At first, Ms Sollorano and her friends were the only customers, but as the clock struck 3am and the clubs closed Dubai's young crowd began to peek in.
Roaa Ikink was among them. She dived into her cheeseburger and fries after enjoying a night out at the Dubai Marine Resort and Spa next door. At nearly 4am, she said nothing could be more satisfying.
Mrs Ikink, 24, a housewife, had early business ahead of her. After dropping off her two children at a nursery at 7.30am, she had to be at a beauty salon to model their cosmetic products only 30 minutes later.
With less than four hours to go before this busy day began, she was determined to take a power nap and make it to her demonstration.

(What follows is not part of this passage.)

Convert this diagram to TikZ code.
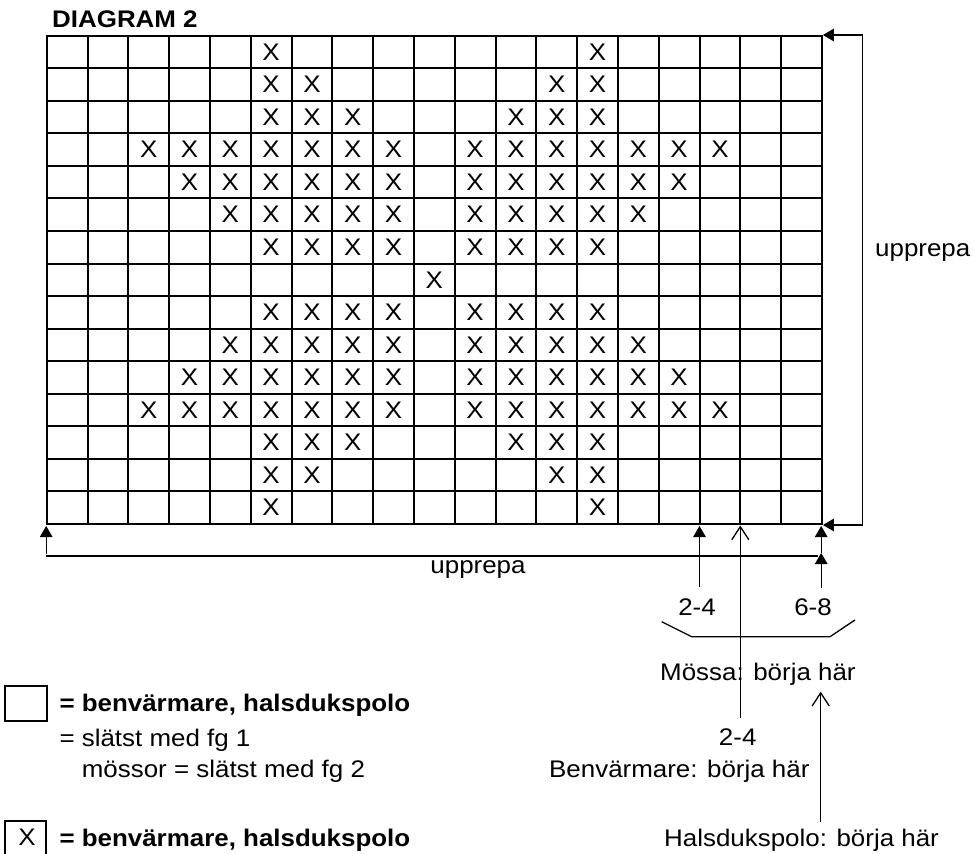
\documentclass[tikz,border=0pt]{standalone}
\usepackage{fontspec}
\setmainfont{Liberation Sans}[FakeStretch=1.08]
\usetikzlibrary{arrows.meta}
\begin{document}
\begin{tikzpicture}[x=1pt,y=-1pt,
  txt/.style={inner sep=0pt, font=\fontsize{24}{28}\selectfont},
  btxt/.style={inner sep=0pt, font=\fontsize{24}{28}\selectfont\bfseries},
  gridline/.style={line width=2pt, line cap=rect},
  xmark/.style={inner sep=0pt, font=\fontsize{24}{28}\selectfont},
  arrline/.style={line width=1.3pt},
  filltip/.style={arrline, -{Triangle[length=11pt,width=12.5pt]}},
  opentip/.style={arrline, -{Straight Barb[length=13pt,width=17pt,line width=1.3pt]}},
  legbox/.style={line width=2pt},
]
\useasboundingbox (0,0) rectangle (975,854);

% grid
\foreach \i in {0,...,19} \draw[gridline] ({46.7+40.8*\i},35.7) -- ({46.7+40.8*\i},524);
\foreach \j in {0,...,15} \draw[gridline] (46.7,{35.7+32.55*\j}) -- (821.9,{35.7+32.55*\j});

% crosses
\foreach \r/\cols in {
  1/{6,14},
  2/{6,7,13,14},
  3/{6,7,8,12,13,14},
  4/{3,4,5,6,7,8,9,11,12,13,14,15,16,17},
  5/{4,5,6,7,8,9,11,12,13,14,15,16},
  6/{5,6,7,8,9,11,12,13,14,15},
  7/{6,7,8,9,11,12,13,14},
  8/{10},
  9/{6,7,8,9,11,12,13,14},
  10/{5,6,7,8,9,11,12,13,14,15},
  11/{4,5,6,7,8,9,11,12,13,14,15,16},
  12/{3,4,5,6,7,8,9,11,12,13,14,15,16,17},
  13/{6,7,8,12,13,14},
  14/{6,7,13,14},
  15/{6,14}}
  \foreach \c in \cols
    \node[xmark] (x\r-\c) at ({46.7+40.8*(\c-0.5)},{35.7+32.55*(\r-0.5)}) {X};

% title
\node[btxt, anchor=base west] (title) at (52,27.3) {DIAGRAM 2};

% right repeat bracket
\coordinate (rTop) at (862.7,35);
\coordinate (rBot) at (862.7,525);
\coordinate (gTR) at (822.9,35);
\coordinate (gBRr) at (822.9,525);
\draw[arrline] (rTop) -- (rBot);
\draw[filltip] (rTop) -- (gTR);
\draw[filltip] (rBot) -- (gBRr);
\node[txt, anchor=base west] (uppR) at (875,256) {upprepa};

% bottom repeat bracket
\coordinate (bL) at (46.2,556);
\coordinate (bR) at (818,556);
\coordinate (gBL) at (46.2,526);
\draw[filltip] ([yshift=2pt]bL) -- (gBL);
\draw[arrline] (bL) -- (bR);
\coordinate (m68) at (821.2,553);
\coordinate (gBR) at (821.2,526);
\draw[filltip] (m68) -- (gBR);
\node[txt, anchor=base] (uppB) at (478,573) {upprepa};

% start markers
\coordinate (s68) at (821.2,588);
\draw[filltip] (s68) -- (m68);
\node[txt, anchor=base] (l68) at (813,615) {6-8};

\coordinate (s24a) at (699.5,587);
\coordinate (t24a) at (699.5,526);
\draw[filltip] (s24a) -- (t24a);
\node[txt, anchor=base] (l24a) at (697,615) {2-4};

\draw[arrline] (661.7,621.7) -- (691.7,636.7) -- (830,636.7) -- (855,620);
\node[txt, anchor=base west] (lmossa) at (660,680) {Mössa: börja här};

\coordinate (s24b) at (740.3,718);
\coordinate (t24b) at (740.3,525.5);
\draw[opentip] (s24b) -- (t24b);
\node[txt, anchor=base] (l24b) at (737.7,745) {2-4};
\node[txt, anchor=base west] (lbenv) at (549,777.3) {Benvärmare: börja här};

\coordinate (sHal) at (820.7,821.7);
\coordinate (tHal) at (820.7,691.7);
\draw[opentip] (sHal) -- (tHal);
\node[txt, anchor=base west] (lhals) at (664,846) {Halsdukspolo: börja här};

% legend
\draw[legbox] (5,685.7) rectangle (47,721);
\node[btxt, anchor=base west] (leg1) at (59.3,711.7) {= benvärmare, halsdukspolo};
\node[txt, anchor=base west] (leg2) at (59.3,746) {= slätst med fg 1};
\node[txt, anchor=base west] (leg3) at (81.7,777.3) {mössor = slätst med fg 2};
\draw[legbox] (5,862) -- (5,821) -- (46,821) -- (46,862);
\node[xmark, anchor=base] (legX) at (27,845) {X};
\node[btxt, anchor=base west] (leg4) at (59.3,846) {= benvärmare, halsdukspolo};
\end{tikzpicture}
\end{document}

"If I have at least an hour or two of sleep, then I'll be fine - as long as there's also a Red Bull in the mix," Mrs Ikink said.
This kind of schedule is not unusual for the young Yemeni, who says she goes out at least five times a week.
A shisha addict, Mrs Ikink says she usually saves clubbing for the weekend and spends her weekday evenings in cafes. Her husband, who is from Holland, spends most of his time at work.
"The most important thing is that the place we go to has shisha," she said. "My husband is always busy at meetings and events, so I get bored and go out to kill time.
"This is what's wonderful about Dubai nightlife. You have so many options well into the night, whether you want to go out and dance or relax at a cafe."
Of McDonald's 97 branches across the UAE, 61 operate around the clock or have extended working hours, meaning they close between 2am and 4am. The chain is popular among the younger crowd for satisfying after-party cravings.
Mazen Sous, a McDonald's representative, said restaurants that are close to key attractions, on motorways on main commuting roads, have the highest after-midnight sales, especially on weekends.
While customers early on that Wednesday morning came in patches, they were streaming through the door on Friday night.
Tina Rouss, from Lebanon, had just come back from celebrating her friend's birthday at Loca and Malecon, a bar and nightclub also at the Dubai Marine Resort.
Although zaatar w zeit is the young Lebanese woman's most preferred late-night meal because it "reminds me of home", her reasons for choosing McDonald's were simple.
"It's open, cheap and tastes good," Ms Rouss said.